British Columbia

Class action lawsuit launched over listeria outbreak

More than 1,100 people have signed up for a class action lawsuit by a Regina law firm against Maple Leaf Foods, seeking damages from a nationwide outbreak of listeriosis linked to the company's Toronto meat plant.

More than 1,100 people have signed up for a class action lawsuit by a Regina law firm against Maple Leaf Foods, seeking damages from a nationwide outbreak of listeriosis linked to the company's Toronto meat plant.

There are now 29 cases of listeriosis, including 15 deaths, linked to tainted meat from a Maple Leaf Foods meat-packing plant in Toronto, the Public Health Agency of Canada said Tuesday afternoon.

The Regina-based Merchant Law Group launched the class action in Ottawa on Monday. Lawyer Tony Merchant said he has a strong case. 

"I'm not just very confident. I'm all but positive that we will obtain appropriate compensation for people," Merchant said Tuesday.

The lawsuit involves people who have suffered illness, death, mental distress or financial losses as a result of the tainted meat and recall. The allegations have not been proven in court. Merchant said it would take about six months to determine if the class action would be certified by a judge.

If the certification is successful, the firm would then be the legal representative of anyone making a claim against Maple Leaf in connection with the outbreak of listeriosis, whether they sign on to the suit or not, said Merchant.

The case would then proceed to court or be settled in negotiations, and the compensation could be in the hundreds of millions of dollars, Merchant predicted. He said he anticipated many more people will join in the class action.

"I would never have guessed yesterday that we'd have 1,100 people contact us, and I think they'll find that there are bigger problems here than they'd expected," he said.

Merchant's firm has a track record with large class action lawsuits, having won six of the complex multimillion-dollar cases in recent years.

The firm made an estimated $40 million by representing about 10,000 former students of aboriginal residential schools in a class action lawsuit worth billions of dollars.

Company hit by recall

Maple Leaf Foods did not immediately return the CBC's request for an interview regarding the class action lawsuit.

But the sweeping recall of products that came from the company's Toronto plant continues, and that alone is expected to cost Maple Leaf Foods more than $20 million.

Meanwhile, Maple Leaf shares have lost a quarter of their value since the recall was announced last week.

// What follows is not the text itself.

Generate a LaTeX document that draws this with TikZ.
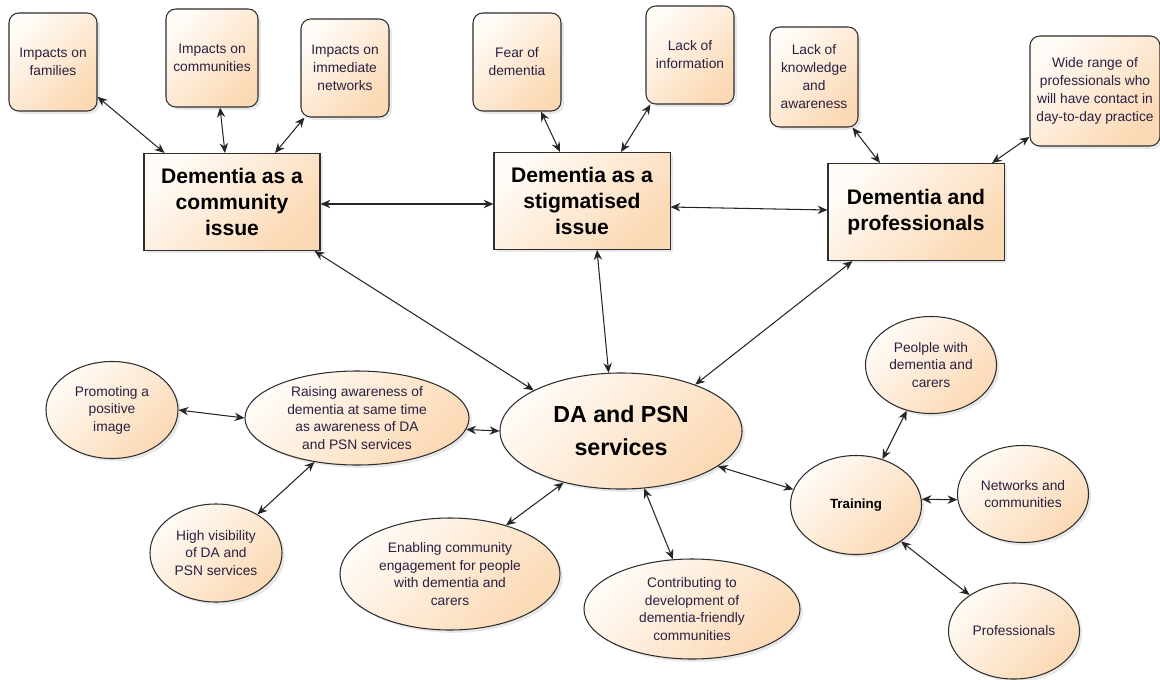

Over the weekend, it was confirmed that meat tainted with the bacterium Listeria monocytogenes processed at the company's Bartor Road plant in Toronto was the source of the outbreak of the food-borne illness.

On Monday, Maple Leaf upgraded a precautionary recall of 23 of its products issued last week to all 220 kinds of packaged meats from the plant.

Several other companies that use meat products from the Maple Leaf Foods plant have also voluntarily recalled some of their products:

  • Atlantic Prepared Foods Ltd. recalled its Irving, Sub Delicious and Needs brand sandwiches.
  • Metro Ontario Inc. pulled some of its Fresh 2 Go sandwiches from A & P and Dominion.
  • Lucerne Meats recalled some Mac's and Safeway sandwiches in Western Canada.
  • Royal Touch pulled its Shopsey's Reuben sandwiches.

Of the 15 deaths linked to the strain of listeria, most are in Ontario, but B.C., Saskatchewan and Quebec have also had one death each, the agency said.

The listeria strain was the underlying or contributing factor in six of the 15 fatalities while the deaths of the other nine patients, who had the bacterium in their system, are still under investigation to determine the exact cause, the federal Public Health Agency said.

Another 30 medical cases — in Alberta, Ontario and Quebec — are being examined for possible ties to the outbreak.